## [GIVEN PROBLEM]
Copy exactly the lines from the beginning of the data down to and including the line holding "tickvals=y_ticks, ticklabelstandoff=14, **axis_common)", without any pictures.

Figure scripts:
========================================
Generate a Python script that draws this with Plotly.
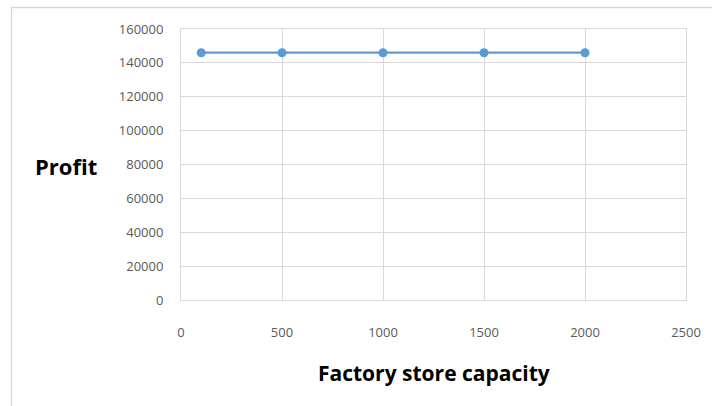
import plotly.graph_objects as go

# Profit versus factory store capacity
capacity = [100, 500, 1000, 1500, 2000]
profit = [146000, 146000, 146000, 146000, 146000]

x_ticks = [0, 500, 1000, 1500, 2000, 2500]
y_ticks = [0, 20000, 40000, 60000, 80000, 100000, 120000, 140000, 160000]

line_color = "#5b9bd5"
grid_color = "#d9d9d9"
tick_color = "#595959"
font_family = "Open Sans, Noto Sans, sans-serif"

fig = go.Figure()
fig.add_trace(go.Scatter(
    x=capacity, y=profit, mode="lines+markers",
    line=dict(color=line_color, width=2.25),
    marker=dict(color=line_color, size=9),
    showlegend=False,
))

axis_common = dict(
    showgrid=True, gridcolor=grid_color, gridwidth=1,
    showline=True, linecolor=grid_color, linewidth=1, mirror=True,
    zeroline=False, ticks="", tickformat="d",
    tickfont=dict(family=font_family, size=13, color=tick_color),
)

fig.update_xaxes(range=[0, 2500], tickvals=x_ticks, ticklabelstandoff=20, **axis_common)
fig.update_yaxes(range=[0, 160000], tickvals=y_ticks, ticklabelstandoff=14, **axis_common)

fig.update_layout(
    width=712, height=406,
    margin=dict(l=181, r=26, t=29, b=106),
    paper_bgcolor="white", plot_bgcolor="white",
    annotations=[
        dict(text="<b>Profit</b>", xref="paper", yref="paper",
             x=(66 - 181) / 505, y=(300 - 166) / 271,
             xanchor="center", yanchor="middle", showarrow=False,
             font=dict(family=font_family, size=22, color="black")),
        dict(text="<b>Factory store capacity</b>", xref="paper", yref="paper",
             x=(434 - 181) / 505, y=(300 - 373) / 271,
             xanchor="center", yanchor="middle", showarrow=False,
             font=dict(family=font_family, size=21, color="black")),
    ],
    shapes=[
        # outer chart frame (top and left edges visible)
        dict(type="rect", xref="paper", yref="paper",
             x0=(11.5 - 181) / 505, x1=1.2,
             y0=-0.5, y1=(300 - 7.5) / 271,
             line=dict(color=grid_color, width=1.5), layer="below"),
    ],
)

fig.write_html("out.html")
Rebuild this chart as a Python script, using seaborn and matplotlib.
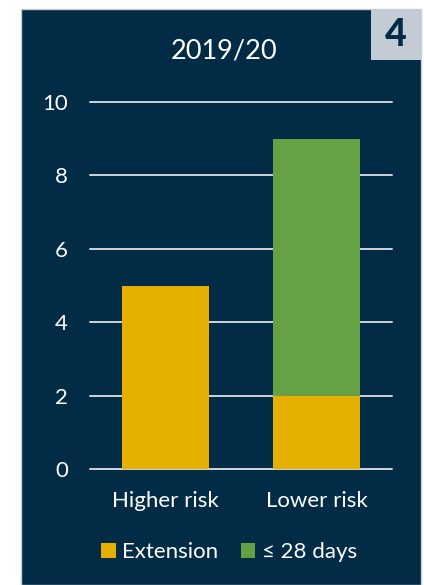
========================================
## [COMPLETE ANSWER]
Generate a Python script that draws this with Plotly.
import plotly.graph_objects as go

# Profit versus factory store capacity
capacity = [100, 500, 1000, 1500, 2000]
profit = [146000, 146000, 146000, 146000, 146000]

x_ticks = [0, 500, 1000, 1500, 2000, 2500]
y_ticks = [0, 20000, 40000, 60000, 80000, 100000, 120000, 140000, 160000]

line_color = "#5b9bd5"
grid_color = "#d9d9d9"
tick_color = "#595959"
font_family = "Open Sans, Noto Sans, sans-serif"

fig = go.Figure()
fig.add_trace(go.Scatter(
    x=capacity, y=profit, mode="lines+markers",
    line=dict(color=line_color, width=2.25),
    marker=dict(color=line_color, size=9),
    showlegend=False,
))

axis_common = dict(
    showgrid=True, gridcolor=grid_color, gridwidth=1,
    showline=True, linecolor=grid_color, linewidth=1, mirror=True,
    zeroline=False, ticks="", tickformat="d",
    tickfont=dict(family=font_family, size=13, color=tick_color),
)

fig.update_xaxes(range=[0, 2500], tickvals=x_ticks, ticklabelstandoff=20, **axis_common)
fig.update_yaxes(range=[0, 160000], tickvals=y_ticks, ticklabelstandoff=14, **axis_common)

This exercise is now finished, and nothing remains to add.